January 21, 2017 at 4:53 pm

ohhhh i could hug you NOW. thanks for putting these thoughts out there for all of us to be inspired , learned from a LOT and get reminded with why we do what we do and chose this path. Thank you isnt enough..but really, Thank you.



Lucas Diniz
March 28, 2017 at 6:21 am

I think what your doing is spectacular. I am currently in the 9th grade and every day I spend at school makes me feel so tired and disappointed. Wish my mom shared your thinking on education.

Beijos de São Lourenço, Brasil.



June 13, 2017 at 3:00 pm

Brilliantly put and a great read for the days we question our choices. Thanks for the positivity.
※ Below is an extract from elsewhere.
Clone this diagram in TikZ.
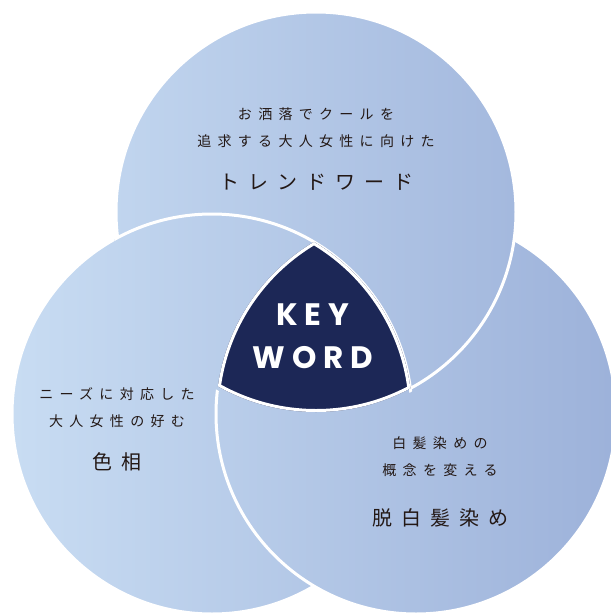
\documentclass[tikz,border=0pt]{standalone}
\usepackage{fontspec}
\newfontfamily\jplead{Noto Sans CJK JP}[LetterSpace=45]
\newfontfamily\jptitle{Noto Sans CJK JP}[LetterSpace=45]
\newfontfamily\keyfont{Poppins}[LetterSpace=22]
\definecolor{pale}{HTML}{C9DDF3}
\definecolor{deep}{HTML}{9DB2DA}
\definecolor{navy}{HTML}{1C2756}
\definecolor{ink}{HTML}{231815}

\tikzset{
  rim/.style={draw=white, line width=3pt},
  lead/.style={font=\jplead\fontsize{14pt}{27pt}\selectfont, text=ink, align=center},
  title/.style={font=\jptitle\fontsize{20pt}{24pt}\selectfont, text=ink},
  keytext/.style={font=\keyfont\bfseries\fontsize{31pt}{43pt}\selectfont, text=white, align=center}
}
% shaded disc, one gradient over the whole picture
\newcommand\vdisc[1]{%
  \begin{scope}
    \clip (#1) circle (200);
    \shade[left color=pale, right color=deep] (0,0) rectangle (611,614);
  \end{scope}}

\begin{document}
\begin{tikzpicture}[x=1pt,y=-1pt]
\useasboundingbox (0,0) rectangle (611,614);
\clip (0,0) rectangle (611,614);
\fill[white] (0,0) rectangle (611,614);
\coordinate (ctop) at (316,212);
\coordinate (cleft) at (212,414);
\coordinate (cright) at (416,414);
% left, then right over left, then top over right
\vdisc{cleft}
\draw[rim] (cleft) circle (200);
\vdisc{cright}
\draw[rim] (cright) circle (200);
\vdisc{ctop}
\draw[rim] (ctop) circle (200);
% left back over top
\begin{scope}
  \clip (ctop) circle (203.5);
  \vdisc{cleft}
  \draw[rim] (cleft) circle (200);
\end{scope}
% centre
\begin{scope}
  \clip (ctop) circle (200);
  \clip (cleft) circle (200);
  \clip (cright) circle (200);
  \fill[navy] (0,0) rectangle (611,614);
  \draw[rim, line width=6pt] (ctop) circle (200) (cleft) circle (200) (cright) circle (200);
\end{scope}
\node[lead] (toplead) at (316,128) {お洒落でクールを\\追求する大人女性に向けた};
\node[title] (toptitle) at (316,182) {トレンドワード};
\node[lead] (leftlead) at (117,408) {ニーズに対応した\\大人女性の好む};
\node[title] (lefttitle) at (117,462) {色相};
\node[lead] (rightlead) at (440,457) {白髪染めの\\概念を変える};
\node[title] (righttitle) at (440,518) {脱白髪染め};
\node[keytext] (keyword) at (313,336) {KEY\\WORD};
\end{tikzpicture}
\end{document}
January 18, 2018 at 8:09 pm

Encouraging post! We’re somewhere inbetween unschooling and more standard homeschooling. We do a few hours of “table time” or structured stuff, but we run out own business, an organic market garden, so the children are getting a very practical education through the business! We sell direct to customers, run DIY classes, butcher our own meat sometimes etc. Sometimes I get comments from family members who think I’m doing the children a disservice by neglecting academics, but the children are pretty happy, can think independently, get a lot of time out in nature (and know more than me in that area often, just from their own observations). I think the only thing they miss is that we don’t socialise as much as they’d like, due to the demands of running for business.



Debby
February 2, 2019 at 6:33 am

I thought this would be a piece on children that regretted being homeschooled, not projecting into the future with young kids. Of course we all choose what we think is best for our children. Having a grown son who has walked away from the faith, I would like to have seen something on kids who have actually regretted it. I don’t know for sure if he regretted it, but his wife sure made enough negative comments on FB about the things she has had to put up with being married to someone who was homeschooled!! I wisely unfollowed her and fortunately never saw what she said – my sister told me.



Sue
May 21, 2021 at 5:33 pm

I unschooled mine and my eldest now has her own baby and intends to unschool him. That is all the vindication I need!